The Florida Supreme Court on Friday ordered the trial court to return to the redistricting drawing board, allowing it to review the rival maps submitted by the House and Senate and choose between them.
The court rejected a request by the plaintiffs to take over the drawing of the congressional map after a two-week special session of the Legislature in August ended without an enacted map.
But the high court opened the door to the state Senate’s request to conduct another special session on redistricting, as long as the work is completed by the deadline the court set in July — Oct. 17.
The ruling orders Circuit Court Judge Terry Lewis to hold a hearing on the “proposed remedial plans” from both the House and the Senate, as well as any amendments offered to them.
“However, the Legislature is not precluded from enacting a remedial plan prior to the time the trial court sets for the hearing,” the court added.
The ruling was signed by Chief Justice Jorge Labarga and Justices Barbara Pariente, Peggy Quince and J.C. Perry. Justice Charles Canady, the most outspoken critic of the court’s previous redistricting rulings, concurred in most of the decision but dissented in the part that said the trial court may not accept new evidence. Justice Ricky Polston concurred.
The court repeated its position that the “the burden remains on the House and Senate to justify their chosen configurations” and said that the final plan will be a permanent map, not an interim one as the House suggested.
It ordered the trial court to recommend before Oct. 17 the map that “best fulfills the specific directions in the Court’s July 9, 2015, opinion and all constitutional requirements.”
“Sufficient time exists for the Legislature to accomplish this task before the matter is scheduled for a hearing before the trial court, should the House and Senate agree to convene for another special session,” Labarga wrote in his concurring opinion. “However, if the two houses of the Legislature cannot join together to pass a plan within this time, the judiciary must take steps to ensure that a constitutionally compliant congressional redistricting plan is in place, as noted in the order and requested in the House’s motion, to provide certainty to candidates and voters.”
After the ruling, Senate President Andy Gardiner, R-Orlando, renewed his call for another special session to agree to a “unified” map with the House. He had previously requested a meeting with House Speaker Steve Crisafulli, R-Merritt Island, to discuss convening a special session to discuss the alternate map offered by Sen. Bill Galvano, R-Bradenton, last week.
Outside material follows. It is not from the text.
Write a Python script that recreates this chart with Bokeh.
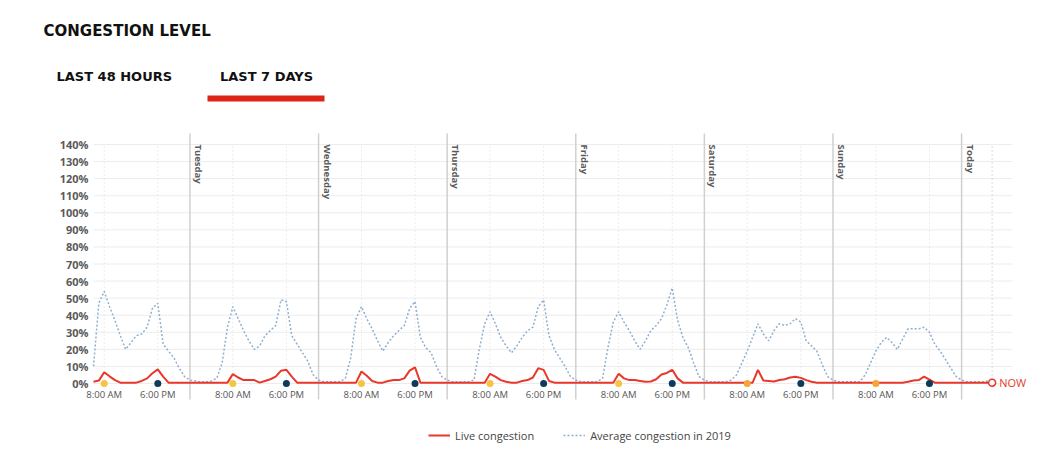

Crisafulli has not responded to Gardiner’s call for another session. He said in a statement Friday that they are “reviewing the order to determine our next steps.”
Galvano’s map began what appears to be a softening of relations between the feuding chambers. A week after the Legislature dissolved its special session with no resolution, Galvano offered what he called a “compromise” map that attempts to appease many of the concerns the House had with the Senate’s final map. The next day, House Redistricting Chairman Jose Oliva responded in a letter to House members that the Senate map had promise.
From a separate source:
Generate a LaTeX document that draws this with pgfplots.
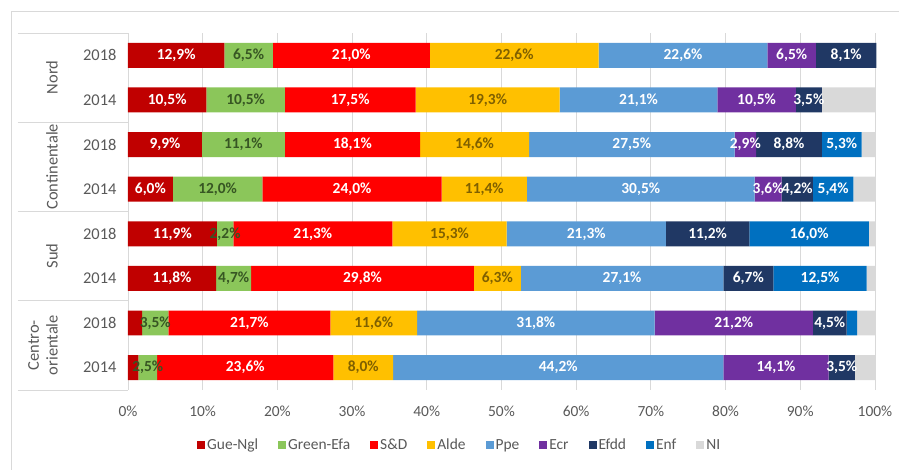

“If the Senate had offered an amendment like the map filed by Chairman Galvano yesterday afternoon, that map would have been given serious consideration,” wrote Oliva, R-Miami Lakes.
House Democratic Leader Mark Pafford of West Palm Beach said that the public has been “let down by past leadership acting to pervert the process.”
“The court’s order today makes clear the justices are merely picking up the slack created by the abdication of the Legislature and recognize their involvement is only a last resort,” he said in a statement.
David King, the lead lawyer for the League of Women Voters and Common Cause, which challenged the congressional map, said they appreciated the court’s guidance “and look forward to appearing before Judge Lewis to ensure that Florida’s citizens have a constitutionally compliant congressional map for 2016.”
Next, it will be up to the trial court to set the schedule and give lawmakers a new deadline for providing him with a joint map if they agree to a special session.